The point being made is that a referendum is a precise, democratic process, required by the Constitution of The Bahamas for changing certain specific articles of The Bahamas Constitution.  It was never intended for the referendum process to be abused by putting a myriad of questions to the Bahamian people. Referenda are expensive exercises to mount and they, like General Elections, require the temporary diversion of large amounts of financial resources and manpower; and those persons who are calling for it should research the matter to see exactly where, in Bahamian law, a referendum is required.  For any Government to go to referendum for every presumed important matter such as becoming independent or entering into FTAA negotiations or joining the WTO would be profligate and irresponsible. 
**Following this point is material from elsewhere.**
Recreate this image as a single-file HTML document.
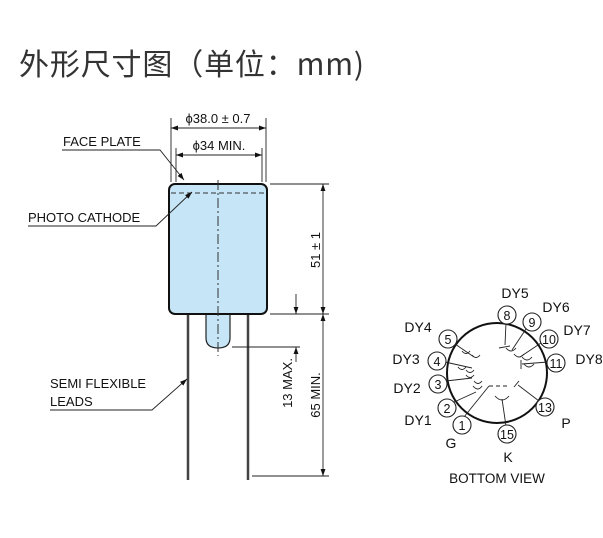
<!DOCTYPE html>
<html><head><meta charset="utf-8"><style>
html,body{margin:0;padding:0;background:#fff;}
svg{display:block;font-family:"Liberation Sans",Arial,sans-serif;}
</style></head><body>
<svg width="603" height="538" viewBox="0 0 603 538" xmlns="http://www.w3.org/2000/svg">
<defs>
<marker id="a" viewBox="0 0 10 10" refX="10" refY="5" markerWidth="8" markerHeight="8" orient="auto-start-reverse"><path d="M0,1.5 L10,5 L0,8.5 z" fill="#111"/></marker>
</defs>
<text x="19" y="75" font-size="30" fill="#333" font-family="'Noto Sans CJK SC','WenQuanYi Zen Hei',sans-serif" textLength="345">外形尺寸图（单位：mm)</text>

<!-- tube -->
<path d="M206,312 L206,338 Q206,348 218,348 Q230,348 230,338 L230,312 Z" fill="#c6e6f7" stroke="#222" stroke-width="1.2"/>
<rect x="169" y="184" width="98" height="130" rx="6" fill="#c6e6f7" stroke="#111" stroke-width="2"/>
<line x1="171" y1="193" x2="265" y2="193" stroke="#333" stroke-width="1" stroke-dasharray="5,3"/>
<line x1="218" y1="180" x2="218" y2="356" stroke="#333" stroke-width="1" stroke-dasharray="10,3,2,3"/>
<line x1="188" y1="315" x2="188" y2="480" stroke="#444" stroke-width="2.5"/>
<line x1="248" y1="315" x2="248" y2="480" stroke="#444" stroke-width="2.5"/>

<g stroke="#222" stroke-width="0.9" fill="none">
<line x1="171" y1="118" x2="171" y2="182"/><line x1="266" y1="118" x2="266" y2="182"/>
<line x1="171" y1="128" x2="266" y2="128" marker-start="url(#a)" marker-end="url(#a)"/>
<line x1="176" y1="148" x2="176" y2="182"/><line x1="262" y1="148" x2="262" y2="182"/>
<line x1="176" y1="155" x2="262" y2="155" marker-start="url(#a)" marker-end="url(#a)"/>
<line x1="270" y1="184" x2="329" y2="184"/>
<line x1="270" y1="314" x2="329" y2="314"/>
<line x1="252" y1="476" x2="329" y2="476"/>
<line x1="232" y1="347" x2="300" y2="347"/>
<line x1="323" y1="184" x2="323" y2="314" marker-start="url(#a)" marker-end="url(#a)"/>
<line x1="323" y1="314" x2="323" y2="476" marker-start="url(#a)" marker-end="url(#a)"/>
<line x1="296" y1="294" x2="296" y2="314" marker-end="url(#a)"/>
<line x1="296" y1="362" x2="296" y2="347" marker-end="url(#a)"/>
<polyline points="62,150 160,150 184,180" marker-end="url(#a)"/>
<polyline points="28,226 156,226 192,192" marker-end="url(#a)"/>
<polyline points="50,410 152,410 187,379" marker-end="url(#a)"/>
</g>
<g font-size="13" fill="#111">
<text x="218" y="123" text-anchor="middle">ϕ38.0 ± 0.7</text>
<text x="219" y="150" text-anchor="middle">ϕ34 MIN.</text>
<text x="63" y="146">FACE PLATE</text>
<text x="28" y="222">PHOTO CATHODE</text>
<text x="50" y="388">SEMI FLEXIBLE</text>
<text x="50" y="406">LEADS</text>
<text transform="translate(320,250) rotate(-90)" text-anchor="middle">51 ± 1</text>
<text transform="translate(320,395) rotate(-90)" text-anchor="middle">65 MIN.</text>
<text transform="translate(292,383) rotate(-90)" text-anchor="middle">13 MAX.</text>
</g>

<!-- bottom view -->
<circle cx="497" cy="373" r="50" fill="none" stroke="#111" stroke-width="2"/>
<g stroke="#222" stroke-width="0.9" fill="none">
<line x1="464" y1="417" x2="489" y2="386"/><line x1="489" y1="386" x2="510" y2="386" stroke-dasharray="4,3"/>
<line x1="506" y1="426" x2="502" y2="399"/><path d="M495,396 Q502,404 509,396"/>
<line x1="539" y1="401" x2="518" y2="385"/><line x1="514" y1="387" x2="519" y2="381"/>
<line x1="452" y1="403" x2="476" y2="392"/><path d="M473,386 Q478,392 482,386"/>
<line x1="446" y1="381" x2="472" y2="378"/><path d="M466,375 Q470,380 474,375"/><path d="M474,381 Q478,386 482,381"/>
<line x1="445" y1="362" x2="472" y2="368"/><path d="M458,367 Q462,372 466,367"/><path d="M466,370 Q470,375 474,370"/>
<line x1="455" y1="344" x2="474" y2="357"/><path d="M462,351 Q466,356 470,351"/><path d="M472,355 Q476,360 480,355"/>
<line x1="506" y1="323" x2="505" y2="345"/><line x1="499" y1="348" x2="510" y2="346"/>
<line x1="526" y1="329" x2="512" y2="350"/><path d="M506,348 Q511,354 516,348"/>
<line x1="541" y1="343" x2="520" y2="357"/><path d="M514,354 Q519,360 524,354"/><path d="M522,357 Q527,363 532,357"/>
<line x1="548" y1="362" x2="522" y2="364"/><line x1="521" y1="360" x2="521" y2="369"/><path d="M524,364 Q529,370 534,364"/>
</g>
<g fill="#fff" stroke="#222" stroke-width="1.1">
<circle cx="507" cy="315" r="9"/><circle cx="532" cy="322" r="9"/><circle cx="549" cy="339" r="9"/><circle cx="556" cy="363" r="9"/>
<circle cx="545" cy="407" r="9"/><circle cx="507" cy="434" r="9"/><circle cx="462" cy="425" r="9"/><circle cx="447" cy="408" r="9"/>
<circle cx="438" cy="384" r="9"/><circle cx="437" cy="361" r="9"/><circle cx="448" cy="339" r="9"/>
</g>
<g font-size="12.5" fill="#111" text-anchor="middle">
<text x="507" y="320">8</text><text x="532" y="327">9</text><text x="549" y="344">10</text><text x="556" y="368">11</text>
<text x="545" y="412">13</text><text x="507" y="439">15</text><text x="462" y="430">1</text><text x="447" y="413">2</text>
<text x="438" y="389">3</text><text x="437" y="366">4</text><text x="448" y="344">5</text>
</g>
<g font-size="14" fill="#111" text-anchor="middle">
<text x="515" y="298">DY5</text><text x="556" y="312">DY6</text><text x="577" y="335">DY7</text><text x="589" y="364">DY8</text>
<text x="566" y="428">P</text><text x="508" y="462">K</text><text x="451" y="448">G</text>
<text x="418" y="425">DY1</text><text x="407" y="393">DY2</text><text x="406" y="364">DY3</text><text x="418" y="332">DY4</text>
<text x="497" y="483" font-size="13.5">BOTTOM VIEW</text>
</g>
</svg>
</body></html>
There is nothing in the Revised Treaty of Chaguaramas that would require a change in the Constitution of The Bahamas and therefore warrant a referendum.  And even in the case of the Caribbean Court of Justice, where, without changing our Constitution, we can agree to it being the Court to decide on all trade disputes arising out of the Treaty, we have in fact decided, anyway, not to agree to the Articles of the Treaty that call for our joining the Court of Justice on the appellate side at this time.  It is a matter we need to study further.  

So, if we did not hold a referendum to become independent, or to join the hemispheric FTAA negotiations or to apply for membership in  the global WTO, then it is spurious to call for a referendum to join a mere regional trade bloc.